As part of the non-prosecution agreement reached by the DoJ and Outcome Health, the company has committed to compensating its pharma clients over a three-year period. About $65.5 million of this has already been paid or been committed as a mix of cash payments or comped services, with the advertiser putting another $4.5 million aside to handle future claims from those who have not yet been compensated.
These arrangements do not impact any currently standing arrangements Outcome has with its partners, the company said. Additionally, the DoJ said in its announcement that it settled on this resolution based on Outcome’s cooperation with the investigation and the “extensive remedial measures” it has taken over the last few years. These include the company’s replacement of offending executives and staff within the last few years, and its hiring of third party auditors for all current and future advertising campaigns.

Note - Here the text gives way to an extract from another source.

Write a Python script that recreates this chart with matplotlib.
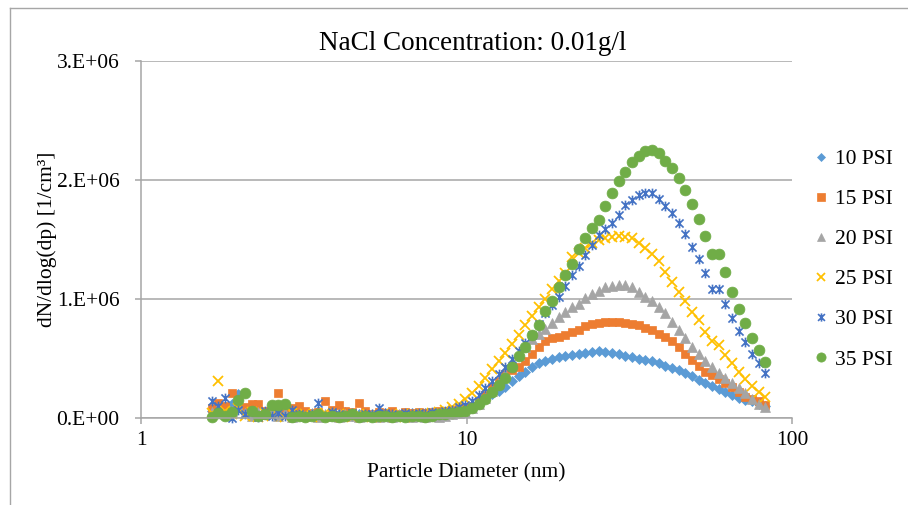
import matplotlib
matplotlib.use("Agg")
import matplotlib.pyplot as plt
import numpy as np
from matplotlib.path import Path
from matplotlib.lines import Line2D
from matplotlib.ticker import NullLocator

plt.rcParams['font.family'] = ['Liberation Serif', 'DejaVu Serif']

# Particle diameters (nm), one per size channel
diameter = [
    1.650, 1.730, 1.813, 1.901, 1.993, 2.089, 2.190, 2.296, 2.407, 2.523,
    2.645, 2.773, 2.907, 3.047, 3.194, 3.349, 3.510, 3.680, 3.858, 4.044,
    4.240, 4.444, 4.659, 4.884, 5.120, 5.368, 5.627, 5.899, 6.184, 6.483,
    6.796, 7.125, 7.469, 7.830, 8.208, 8.605, 9.020, 9.456, 9.913, 10.39,
    10.89, 11.42, 11.97, 12.55, 13.16, 13.79, 14.46, 15.16, 15.89, 16.66,
    17.46, 18.31, 19.19, 20.12, 21.09, 22.11, 23.18, 24.30, 25.47, 26.70,
    27.99, 29.35, 30.76, 32.25, 33.81, 35.44, 37.16, 38.95, 40.83, 42.81,
    44.87, 47.04, 49.32, 51.70, 54.20, 56.82, 59.56, 62.44, 65.46, 68.62,
    71.94, 75.42, 79.06, 82.88,
]

# dN/dlog(dp) in units of 1e6 per cm^3
psi10 = [
    0.06, 0.10, 0.05, 0.12, 0.20, 0.04, 0.08, 0.02, 0.05, 0.07,
    0.03, 0.06, 0.02, 0.05, 0.04, 0.03, 0.06, 0.02, 0.04, 0.03,
    0.05, 0.02, 0.03, 0.04, 0.02, 0.03, 0.04, 0.03, 0.02, 0.03,
    0.04, 0.03, 0.04, 0.03, 0.04, 0.05, 0.05, 0.06, 0.07,
    0.09, 0.12, 0.17, 0.20, 0.23, 0.26, 0.31, 0.35, 0.39, 0.43,
    0.46, 0.48, 0.495, 0.51, 0.52, 0.53, 0.54, 0.55, 0.555, 0.56,
    0.555, 0.545, 0.535, 0.525, 0.51, 0.50, 0.49, 0.475, 0.46, 0.44,
    0.42, 0.40, 0.38, 0.35, 0.32, 0.295, 0.265, 0.24, 0.22, 0.195,
    0.17, 0.155, 0.14, 0.12, 0.10,
]
psi15 = [
    0.08, 0.13, 0.10, 0.21, 0.12, 0.09, 0.12, 0.12, 0.06, 0.10,
    0.21, 0.05, 0.08, 0.10, 0.06, 0.04, 0.05, 0.14, 0.07, 0.11,
    0.06, 0.05, 0.13, 0.06, 0.03, 0.05, 0.04, 0.06, 0.03, 0.05,
    0.04, 0.05, 0.04, 0.05, 0.06, 0.06, 0.07, 0.08, 0.09,
    0.10, 0.14, 0.19, 0.26, 0.31, 0.37, 0.40, 0.43, 0.48, 0.54,
    0.60, 0.65, 0.67, 0.68, 0.70, 0.72, 0.74, 0.77, 0.79, 0.80,
    0.81, 0.81, 0.81, 0.80, 0.79, 0.78, 0.76, 0.74, 0.71, 0.68,
    0.645, 0.60, 0.54, 0.49, 0.44, 0.39, 0.36, 0.33, 0.29, 0.26,
    0.22, 0.18, 0.16, 0.14, 0.11,
]
psi20 = [
    0.05, 0.08, 0.03, 0.06, 0.10, 0.04, 0.02, 0.05, 0.03, 0.06,
    0.02, 0.04, 0.01, 0.03, 0.02, 0.04, 0.01, 0.03, 0.02, 0.01,
    0.03, 0.02, 0.01, 0.02, 0.03, 0.01, 0.02, 0.01, 0.03, 0.02,
    0.01, 0.02, 0.01, 0.02, 0.01, 0.02, 0.03, 0.04, 0.05,
    0.08, 0.12, 0.17, 0.23, 0.30, 0.37, 0.45, 0.53, 0.60, 0.66,
    0.71, 0.75, 0.80, 0.85, 0.89, 0.93, 0.96, 1.01, 1.04, 1.07,
    1.10, 1.11, 1.12, 1.12, 1.10, 1.06, 1.02, 0.98, 0.93, 0.88,
    0.81, 0.74, 0.67, 0.60, 0.54, 0.48, 0.43, 0.38, 0.34, 0.29,
    0.25, 0.21, 0.16, 0.12, 0.09,
]
psi25 = [
    0.04, 0.31, 0.06, 0.03, 0.08, 0.02, 0.05, 0.01, 0.04, 0.02,
    0.03, 0.01, 0.04, 0.02, 0.03, 0.01, 0.02, 0.04, 0.01, 0.03,
    0.02, 0.01, 0.03, 0.02, 0.01, 0.02, 0.01, 0.03, 0.02, 0.01,
    0.03, 0.02, 0.03, 0.04, 0.05, 0.07, 0.09, 0.12, 0.16,
    0.21, 0.27, 0.34, 0.41, 0.48, 0.55, 0.62, 0.70, 0.78, 0.86,
    0.93, 1.00, 1.08, 1.15, 1.22, 1.35, 1.39, 1.43, 1.47, 1.50,
    1.51, 1.52, 1.53, 1.52, 1.51, 1.47, 1.43, 1.38, 1.32, 1.23,
    1.145, 1.06, 0.98, 0.89, 0.82, 0.725, 0.65, 0.61, 0.53, 0.46,
    0.39, 0.33, 0.27, 0.22, 0.18,
]
psi30 = [
    0.14, 0.10, 0.17, 0.00, 0.07, 0.03, 0.05, 0.01, 0.06, 0.02,
    0.04, 0.02, 0.07, 0.03, 0.02, 0.03, 0.13, 0.02, 0.05, 0.03,
    0.02, 0.04, 0.02, 0.03, 0.03, 0.085, 0.04, 0.03, 0.02, 0.04,
    0.03, 0.04, 0.03, 0.05, 0.04, 0.06, 0.07, 0.09, 0.11,
    0.14, 0.19, 0.25, 0.31, 0.37, 0.43, 0.50, 0.56, 0.63, 0.70,
    0.79, 0.88, 0.95, 1.02, 1.11, 1.20, 1.28, 1.37, 1.45, 1.54,
    1.59, 1.64, 1.71, 1.79, 1.83, 1.87, 1.89, 1.89, 1.84, 1.78,
    1.72, 1.64, 1.55, 1.44, 1.34, 1.22, 1.08, 1.08, 0.96, 0.84,
    0.73, 0.64, 0.54, 0.46, 0.375,
]
psi35 = [
    0.01, 0.04, 0.02, 0.05, 0.15, 0.21, 0.06, 0.02, 0.03, 0.11,
    0.11, 0.12, 0.01, 0.02, 0.01, 0.02, 0.03, 0.01, 0.02, 0.01,
    0.02, 0.03, 0.01, 0.02, 0.01, 0.02, 0.02, 0.01, 0.02, 0.01,
    0.02, 0.02, 0.01, 0.02, 0.03, 0.03, 0.04, 0.05, 0.06,
    0.08, 0.12, 0.16, 0.22, 0.28, 0.34, 0.43, 0.52, 0.60, 0.70,
    0.78, 0.90, 0.98, 1.10, 1.20, 1.29, 1.42, 1.51, 1.60, 1.66,
    1.78, 1.89, 1.99, 2.07, 2.15, 2.20, 2.24, 2.25, 2.23, 2.16,
    2.10, 2.02, 1.92, 1.80, 1.67, 1.53, 1.38, 1.38, 1.23, 1.06,
    0.92, 0.80, 0.675, 0.57, 0.47,
]
SCALE = 1e6

series_labels = ['10 PSI', '15 PSI', '20 PSI', '25 PSI', '30 PSI', '35 PSI']
y_tick_values = [0, 1e6, 2e6, 3e6]
y_tick_labels = ['0.E+00', '1.E+06', '2.E+06', '3.E+06']
x_tick_values = [1, 10, 100]
x_tick_labels = ['1', '10', '100']

# Excel-style asterisk: an X with a vertical stroke through it
asterisk = Path(
    [(-1, -1), (1, 1), (-1, 1), (1, -1), (0, -1.2), (0, 1.2)],
    [Path.MOVETO, Path.LINETO, Path.MOVETO, Path.LINETO, Path.MOVETO, Path.LINETO],
)

styles = [
    dict(marker='D', color='#5B9BD5', ms=5.0, mew=0.5),
    dict(marker='s', color='#ED7D31', ms=6.4, mew=0.5),
    dict(marker='^', color='#A5A5A5', ms=7.2, mew=0.5),
    dict(marker='x', color='#FFC000', ms=7.0, mew=1.3),
    dict(marker=asterisk, color='#4472C4', ms=7.0, mew=1.2),
    dict(marker='o', color='#70AD47', ms=7.8, mew=0.5),
]

GRID = '#A6A6A6'
FS = 15.5

fig = plt.figure(figsize=(9.08, 5.05), dpi=100)
ax = fig.add_axes([141 / 908, 1 - 418 / 505, (792 - 141) / 908, (418 - 61) / 505])

d = np.array(diameter)
handles = []
for vals, label, st in zip([psi10, psi15, psi20, psi25, psi30, psi35], series_labels, styles):
    h, = ax.plot(d, np.array(vals) * SCALE, linestyle='none', marker=st['marker'],
                 color=st['color'], mec=st['color'], mfc=st['color'],
                 ms=st['ms'], mew=st['mew'], label=label, clip_on=False)
    handles.append(h)

ax.set_xscale('log')
ax.set_xlim(1, 100)
ax.set_ylim(0, 3e6)
ax.set_xticks(x_tick_values)
ax.set_xticklabels(x_tick_labels)
ax.xaxis.set_minor_locator(NullLocator())
ax.set_yticks(y_tick_values)
ax.set_yticklabels(y_tick_labels)

ax.grid(axis='y', color=GRID, lw=1.1)
ax.set_axisbelow(True)
for side in ('top', 'right'):
    ax.spines[side].set_visible(False)
for side in ('left', 'bottom'):
    ax.spines[side].set_color(GRID)
    ax.spines[side].set_linewidth(1.1)

ax.tick_params(axis='both', direction='out', length=4.5, width=1.1, color=GRID,
               labelsize=FS, labelcolor='black')
ax.tick_params(axis='y', pad=11)
ax.tick_params(axis='x', pad=5)

ax.set_xlabel('Particle Diameter (nm)', fontsize=FS)
ax.xaxis.set_label_coords(0.5, (418 - 463) / 357)
ax.set_ylabel('dN/dlog(dp) [1/cm³]', fontsize=FS)
ax.yaxis.set_label_coords((57 - 141) / 651, 0.5)

fig.text(473 / 908, 1 - 50 / 505, 'NaCl Concentration: 0.01g/l',
         ha='center', va='baseline', fontsize=19.5)

leg = fig.legend(handles, series_labels, loc='upper left',
                 bbox_to_anchor=(815 / 908, 1 - 149 / 505), frameon=False,
                 fontsize=FS, handlelength=0.6, handletextpad=0.35,
                 labelspacing=0.93, borderpad=0, borderaxespad=0, markerscale=0.85)

# chart-area outline (left and top edges)
fig.add_artist(Line2D([10 / 908, 10 / 908], [0, 1 - 8 / 505],
                      transform=fig.transFigure, color=GRID, lw=1))
fig.add_artist(Line2D([10 / 908, 1], [1 - 8 / 505, 1 - 8 / 505],
                      transform=fig.transFigure, color=GRID, lw=1))

fig.savefig('out.png', dpi=100)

“Outcome’s payment of $70 million is an appropriate resolution for the corporate entity given the misconduct of executives and employees acting on its behalf,” Assistant US Attorney Brian Hayes, chief of the Criminal Division for the Northern District of Illinois, said in a statement. “This resolution demonstrates that there are significant consequences for businesses whose executives and employees engage in fraud.”
WHY IT MATTERS
Outcome was something of a tech industry darling, having been among the first digital health startups to achieve unicorn status. The 2017 Wall Street Journal report outlining persistent manipulation of advertisement performance data was a fall from grace for the company, with the resulting lawsuits and the federal investigation serving as a cautionary tale for other fast-growing startups.
“Today’s agreement holds a healthcare technology company accountable for systematically committing fraudulent business practices for financial gain over many years,” Inspector General Jay N. Lerner, of the Federal Deposit Insurance Corporation’s Office of Inspector General, said in a statement.
The settlements also signal a fresh start for Outcome, which has spent the last couple of years painting itself as “a completely new company.”
“We’re thrilled to resolve this matter, as it enables us to move forward and focus on our mission to be the indispensable partner to patients, providers and industry partners during moments of care,” Matt McNally, CEO of Outcome Health, said in a statement.
“Over the past two years, Outcome Health implemented a comprehensive overhaul of our compliance and campaign-reporting policies,” he continued. “These actions included engaging third-party auditors to ensure reporting accuracy, investing in partnerships with organizations like BPA Worldwide to validate key performance indicators, overhauling internal controls to improve the reliability of reporting, and forming an all-new leadership team, myself included.”
THE LARGER TREND
Outcome Health’s troubles began the same year as its $500 million raise, which at the time brought the company to a valuation of roughly $5 billion. In the months following the scandal, the advertiser lost several high-profile business partners; reached an investor settlement that saw cofounders Rishi Shah and Shrada Agarwal step down from their respective CEO and president positions and eventually depart; settle a completely separate class action suit for $2.9 million; and in June of 2018 appoint McNally to his CEO position.
With all that in mind, it’s not surprising that company has lately been focused on transforming its public image.
“I think it’s easy to lose sight of the purpose and mission and people you’re actually there to serve,” Outcome COO Nandini Ramani, who served as the interim leader of the company amidst the shakeup, said earlier this year at CES 2019’s Digital Health Summit. “This last year has been a year of rebuilding, creating infrastructure, ensuring that we have all of the guardrails, data infrastructure, to actually report and ensure not just our paying clients, but also our providers.”